I debated playing the reporter’s only trump card: I could pull my name from the story, tell him he was free to run it as he wished (which he can always do without my permission anyhow), but I didn’t want my byline attached to it. It’s an approach that makes everybody unhappy, but it is the last thing a reporter can do when battling with an editor.

I’d never done it before, and it didn’t get that far that day. I’m not sure either of us was ecstatic about the final version of the article, but I felt it was fair. We talked about the crime concerns, used anecdotes and quotes, but also noted the record attendance and that the biggest local incident had been averted by cops outside the Montgomery County fairgrounds.

There is often a natural tension between reporters and editors. We’re hired to write and report stories, and they’re hired to question them and improve them. It is literally their job to correct what we do. The system probably functions best when they’re comfortable challenging our work and we’re comfortable standing up for it, but it does require a thick skin on both ends.

Conclusion

Once the editing’s done, a reporter is free to go home - where, as I’ve noted, they’ll often continue compulsively checking facts long after the day is supposedly over.

Then, it’s time for bed, when the worries sink in that another publication will have a story you didn’t or have dug deeper than you on a given topic.

Trust me, there is nothing worse than getting beat on a story. It can happen in all sorts of ways. You can be flat-out oblivious to something. In my case, see Washington Post reporter Ann Marimow’s “County Executive to get $65,000 Bathroom” story. I was clueless there was any sort of bathroom brouhaha whatsoever. Or similarly Post reporter Miranda Spivack’s scoop “Report on Water Quality Withheld.”

You can be looped-in on a topic and miss a major development that another reporter catches. In my case, see Janel Davis’s “Disability Retirement Review Nets Another Employee.”

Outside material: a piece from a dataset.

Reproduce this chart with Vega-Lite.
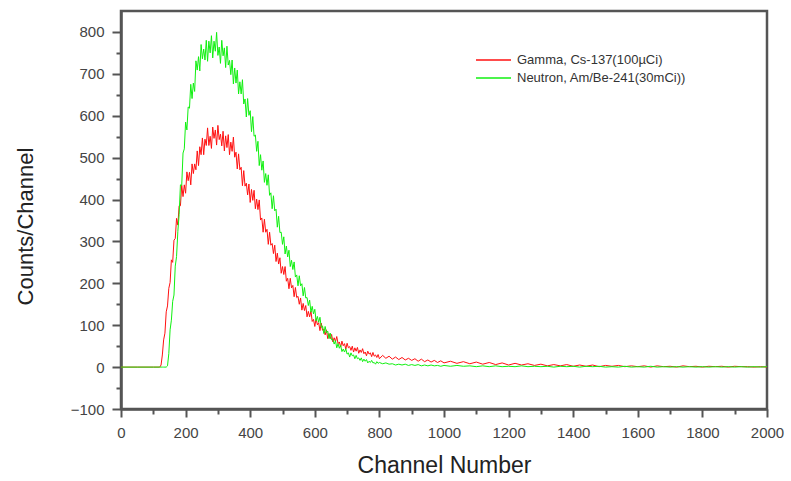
{
  "$schema": "https://vega.github.io/schema/vega-lite/v6.json",
  "width": 646,
  "height": 398,
  "autosize": {"type": "none"},
  "padding": {"left": 121, "top": 11, "right": 24, "bottom": 72},
  "background": "white",
  "config": {
    "view": {"stroke": "#555", "strokeWidth": 2.5},
    "font": "Liberation Sans"
  },
  "data": {
    "values": [
      {"c":0,"g":0,"r":0},{"c":50,"g":0,"r":0},{"c":100,"g":0,"r":0},{"c":120,"g":0,"r":0},
      {"c":124,"g":0,"r":5},{"c":128,"g":0,"r":29},{"c":132,"g":0,"r":65},{"c":136,"g":0,"r":81},
      {"c":140,"g":0,"r":132},{"c":144,"g":3,"r":146},{"c":148,"g":32,"r":188},{"c":152,"g":89,"r":202},
      {"c":156,"g":112,"r":256},{"c":160,"g":157,"r":250},{"c":164,"g":172,"r":303},{"c":168,"g":241,"r":307},
      {"c":172,"g":264,"r":355},{"c":176,"g":324,"r":339},{"c":180,"g":364,"r":385},{"c":184,"g":435,"r":385},
      {"c":188,"g":434,"r":434},{"c":192,"g":511,"r":407},{"c":196,"g":521,"r":435},{"c":200,"g":585,"r":415},
      {"c":204,"g":566,"r":466},{"c":208,"g":621,"r":445},{"c":212,"g":618,"r":465},{"c":216,"g":675,"r":435},
      {"c":220,"g":641,"r":485},{"c":224,"g":678,"r":462},{"c":228,"g":658,"r":485},{"c":232,"g":731,"r":471},
      {"c":236,"g":709,"r":516},{"c":240,"g":741,"r":481},{"c":244,"g":707,"r":526},{"c":248,"g":770,"r":507},
      {"c":252,"g":736,"r":547},{"c":256,"g":759,"r":507},{"c":260,"g":733,"r":544},{"c":264,"g":780,"r":529},
      {"c":268,"g":730,"r":571},{"c":272,"g":778,"r":529},{"c":276,"g":750,"r":551},{"c":280,"g":791,"r":522},
      {"c":284,"g":738,"r":573},{"c":288,"g":778,"r":546},{"c":292,"g":754,"r":566},{"c":296,"g":799,"r":530},
      {"c":300,"g":744,"r":577},{"c":304,"g":764,"r":543},{"c":308,"g":725,"r":556},{"c":312,"g":780,"r":528},
      {"c":316,"g":743,"r":563},{"c":320,"g":762,"r":516},{"c":324,"g":715,"r":552},{"c":328,"g":766,"r":524},
      {"c":332,"g":721,"r":555},{"c":336,"g":732,"r":507},{"c":340,"g":698,"r":537},{"c":344,"g":733,"r":515},
      {"c":348,"g":676,"r":549},{"c":352,"g":714,"r":501},{"c":356,"g":678,"r":513},{"c":360,"g":709,"r":473},
      {"c":364,"g":652,"r":509},{"c":368,"g":681,"r":471},{"c":372,"g":652,"r":477},{"c":376,"g":686,"r":433},
      {"c":380,"g":628,"r":469},{"c":384,"g":640,"r":432},{"c":388,"g":597,"r":439},{"c":392,"g":641,"r":411},
      {"c":396,"g":601,"r":437},{"c":400,"g":612,"r":393},{"c":404,"g":562,"r":424},{"c":408,"g":598,"r":398},
      {"c":412,"g":551,"r":422},{"c":416,"g":554,"r":378},{"c":420,"g":515,"r":401},{"c":424,"g":539,"r":376},
      {"c":428,"g":481,"r":399},{"c":432,"g":507,"r":351},{"c":436,"g":470,"r":356},{"c":440,"g":492,"r":322},
      {"c":444,"g":441,"r":353},{"c":448,"g":462,"r":322},{"c":452,"g":434,"r":329},{"c":456,"g":459,"r":293},
      {"c":460,"g":410,"r":322},{"c":464,"g":416,"r":291},{"c":468,"g":378,"r":295},{"c":472,"g":409,"r":271},
      {"c":476,"g":373,"r":291},{"c":480,"g":377,"r":252},{"c":484,"g":334,"r":272},{"c":488,"g":360,"r":246},
      {"c":492,"g":321,"r":261},{"c":496,"g":322,"r":224},{"c":500,"g":293,"r":240},{"c":504,"g":311,"r":221},
      {"c":508,"g":270,"r":240},{"c":512,"g":289,"r":205},{"c":516,"g":263,"r":212},{"c":520,"g":279,"r":187},
      {"c":524,"g":240,"r":212},{"c":528,"g":255,"r":189},{"c":532,"g":233,"r":195},{"c":536,"g":251,"r":168},
      {"c":540,"g":215,"r":190},{"c":544,"g":220,"r":166},{"c":548,"g":194,"r":169},{"c":552,"g":218,"r":150},
      {"c":556,"g":194,"r":165},{"c":560,"g":199,"r":136},{"c":564,"g":170,"r":152},{"c":568,"g":190,"r":135},
      {"c":572,"g":165,"r":147},{"c":576,"g":166,"r":120},{"c":580,"g":147,"r":133},{"c":584,"g":160,"r":120},
      {"c":588,"g":131,"r":134},{"c":592,"g":145,"r":109},{"c":596,"g":127,"r":114},{"c":600,"g":138,"r":97},
      {"c":604,"g":110,"r":116},{"c":608,"g":121,"r":101},{"c":612,"g":107,"r":106},{"c":616,"g":119,"r":87},
      {"c":620,"g":95,"r":105},{"c":624,"g":98,"r":88},{"c":628,"g":80,"r":90},{"c":632,"g":97,"r":77},
      {"c":636,"g":82,"r":89},{"c":640,"g":86,"r":68},{"c":644,"g":68,"r":80},{"c":648,"g":81,"r":68},
      {"c":652,"g":65,"r":78},{"c":656,"g":66,"r":60},{"c":660,"g":55,"r":70},{"c":664,"g":63,"r":61},
      {"c":668,"g":46,"r":73},{"c":672,"g":56,"r":56},{"c":676,"g":45,"r":60},{"c":680,"g":52,"r":48},
      {"c":684,"g":37,"r":62},{"c":688,"g":43,"r":51},{"c":692,"g":36,"r":56},{"c":696,"g":44,"r":43},
      {"c":700,"g":31,"r":57},{"c":704,"g":34,"r":46},{"c":708,"g":24,"r":49},{"c":712,"g":34,"r":40},
      {"c":716,"g":27,"r":50},{"c":720,"g":29,"r":36},{"c":724,"g":20,"r":46},{"c":728,"g":28,"r":38},
      {"c":732,"g":20,"r":47},{"c":736,"g":22,"r":33},{"c":740,"g":16,"r":41},{"c":744,"g":22,"r":35},
      {"c":748,"g":13,"r":44},{"c":752,"g":19,"r":32},{"c":756,"g":14,"r":36},{"c":760,"g":18,"r":27},
      {"c":764,"g":10,"r":38},{"c":768,"g":14,"r":31},{"c":772,"g":11,"r":34},{"c":776,"g":16,"r":25},
      {"c":780,"g":10,"r":35},{"c":784,"g":11,"r":26},{"c":788,"g":7,"r":29},{"c":792,"g":13,"r":23},
      {"c":796,"g":9,"r":30},{"c":800,"g":11,"r":20},
      {"c":810,"g":8,"r":28},{"c":820,"g":10,"r":21},{"c":830,"g":7,"r":26},{"c":840,"g":8,"r":19},
      {"c":850,"g":5,"r":24},{"c":860,"g":7,"r":18},{"c":870,"g":5,"r":23},{"c":880,"g":7,"r":17},
      {"c":890,"g":4,"r":21},{"c":900,"g":6,"r":16},{"c":910,"g":4,"r":20},{"c":920,"g":6,"r":14},
      {"c":930,"g":3,"r":19},{"c":940,"g":5,"r":13},{"c":950,"g":3,"r":17},{"c":960,"g":5,"r":12},
      {"c":970,"g":3,"r":16},{"c":980,"g":4,"r":11},{"c":990,"g":2,"r":15},{"c":1000,"g":4,"r":10},
      {"c":1020,"g":2,"r":14},{"c":1040,"g":4,"r":9},{"c":1060,"g":2,"r":13},{"c":1080,"g":3,"r":8},
      {"c":1100,"g":1,"r":12},{"c":1120,"g":3,"r":7},{"c":1140,"g":1,"r":11},{"c":1160,"g":3,"r":6},
      {"c":1180,"g":1,"r":10},{"c":1200,"g":2,"r":5},{"c":1220,"g":1,"r":9},{"c":1240,"g":3,"r":5},
      {"c":1260,"g":1,"r":8},{"c":1280,"g":2,"r":4},{"c":1300,"g":1,"r":7},{"c":1320,"g":2,"r":3},
      {"c":1340,"g":0,"r":6},{"c":1360,"g":2,"r":3},{"c":1380,"g":1,"r":6},{"c":1400,"g":2,"r":2},
      {"c":1420,"g":0,"r":5},{"c":1440,"g":2,"r":2},{"c":1460,"g":1,"r":5},{"c":1480,"g":2,"r":1},
      {"c":1500,"g":0,"r":4},{"c":1520,"g":1,"r":2},{"c":1540,"g":0,"r":4},{"c":1560,"g":2,"r":1},
      {"c":1580,"g":0,"r":3},{"c":1600,"g":1,"r":1},{"c":1620,"g":0,"r":3},{"c":1640,"g":2,"r":0},
      {"c":1660,"g":0,"r":3},{"c":1680,"g":1,"r":1},{"c":1700,"g":0,"r":2},{"c":1720,"g":1,"r":0},
      {"c":1740,"g":0,"r":3},{"c":1760,"g":1,"r":1},{"c":1780,"g":0,"r":2},{"c":1800,"g":1,"r":0},
      {"c":1820,"g":0,"r":2},{"c":1840,"g":1,"r":1},{"c":1860,"g":0,"r":2},{"c":1880,"g":1,"r":0},
      {"c":1900,"g":0,"r":2},{"c":1920,"g":1,"r":1},{"c":1940,"g":0,"r":1},{"c":1960,"g":1,"r":0},
      {"c":1980,"g":0,"r":1},{"c":2000,"g":1,"r":0}
    ]
  },
  "transform": [{"fold": ["r", "g"], "as": ["series", "v"]}],
  "mark": {"type": "line", "strokeWidth": 1, "clip": true},
  "encoding": {
    "x": {
      "field": "c", "type": "quantitative",
      "scale": {"domain": [0, 2000], "nice": false, "zero": false},
      "axis": {
        "title": "Channel Number",
        "values": [0,100,200,300,400,500,600,700,800,900,1000,1100,1200,1300,1400,1500,1600,1700,1800,1900,2000],
        "labelExpr": "datum.value % 200 === 0 ? datum.label : ''",
        "format": "d",
        "labelFlush": false,
        "labelOverlap": false,
        "grid": false,
        "domainColor": "#555", "domainWidth": 2.5,
        "tickColor": "#555", "tickWidth": 2,
        "tickSize": {"condition": {"test": "datum.value % 200 === 0", "value": 8}, "value": 5},
        "labelFont": "Liberation Sans", "labelFontSize": 15, "labelColor": "#444",
        "labelPadding": 8,
        "titleFont": "Liberation Sans", "titleFontSize": 23, "titleFontWeight": "normal", "titleColor": "#222",
        "titleBaseline": "alphabetic", "titleY": 63
      }
    },
    "y": {
      "field": "v", "type": "quantitative",
      "scale": {"domain": [-100, 850], "nice": false, "zero": false},
      "axis": {
        "title": "Counts/Channel",
        "values": [-100,-50,0,50,100,150,200,250,300,350,400,450,500,550,600,650,700,750,800],
        "labelExpr": "datum.value % 100 === 0 ? datum.label : ''",
        "format": "d",
        "labelFlush": false,
        "labelOverlap": false,
        "grid": false,
        "domainColor": "#555", "domainWidth": 2.5,
        "tickColor": "#555", "tickWidth": 2,
        "tickSize": {"condition": {"test": "datum.value % 100 === 0", "value": 9}, "value": 5},
        "labelFont": "Liberation Sans", "labelFontSize": 15, "labelColor": "#444",
        "labelPadding": 8,
        "titleFont": "Liberation Sans", "titleFontSize": 22, "titleFontWeight": "normal", "titleColor": "#222",
        "titleBaseline": "alphabetic", "titleX": -89, "titleY": 215
      }
    },
    "color": {
      "field": "series", "type": "nominal",
      "scale": {"domain": ["r", "g"], "range": ["#ff1010", "#10f010"]},
      "legend": {
        "title": null,
        "orient": "none",
        "legendX": 354,
        "legendY": 40,
        "symbolType": "stroke",
        "symbolSize": 1225,
        "symbolStrokeWidth": 1.5,
        "labelOffset": 5,
        "labelFont": "Liberation Sans",
        "labelFontSize": 13,
        "labelColor": "#333",
        "labelLimit": 0,
        "clipHeight": 18,
        "rowPadding": 0,
        "padding": 0,
        "labelExpr": "datum.value === 'r' ? 'Gamma, Cs-137(100µCi)' : 'Neutron, Am/Be-241(30mCi))'"
      }
    }
  }
}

And, perhaps most painful of all, you can have the story but be holding out for one more comment, one more fact and lose the whole thing in the process. This happened to me in Marimow’s “Montgomery Disability Practices Under Fire.”

It works both ways, however - I received friendly emails from other local reporters congratulating me on a story I broke that there was a federal investigation into the disability retirement packages of two former Montgomery County assistant police chiefs.

This winter, other news outlets followed a story I broke at the AP about a congressman from the Bronx that had collected thousands of dollars in property tax credits over ten years by claiming his primary residence was in Montgomery County although he was registered to vote and drive in New York. Bloomberg and the Post followed the story shortly thereafter, noting that a high-ranking California congressman had similarly exploited the Homestead Property Tax credit for his Anne Arundel home.

Again, competition should work both ways - and when it does everybody benefits. Reporters work harder when they know somebody is chasing the same story, and the audience gets more-informed articles.

This area is lucky to have The Washington Post as the paper of record - however, that’s generated a sense of entitlement among many local folks that complain when the Post doesn’t cover this county issue or that county issue. The Post, like most media organizations, is dealing with financial strains that don't allow them to run every story their reporters pitch. In many newsrooms right now, there is a battle for space that pits reporters against other reporters and editors against editors at the same paper every day to score a spot for their article.

To those in the community who feel slighted, I say cry me a river - you’ve got plenty of other places to go to pitch stories and read local news.

Make use of them. The Gazette has dozens of reporters covering Maryland, the Examiner sets aside space for at least six Montgomery County stories a week. This blog itself is read by most insiders, activists and reporters in the area.

You never know. Bob Woodward got his start at the Sentinel, and Maureen Dowd covered some of the issues surrounding Robin Ficker’s first ballot referendum victories on landfills and sewage sludge for the now-defunct Washington Star.

If it’s a good story, it will capture the public’s attention no matter who covers it.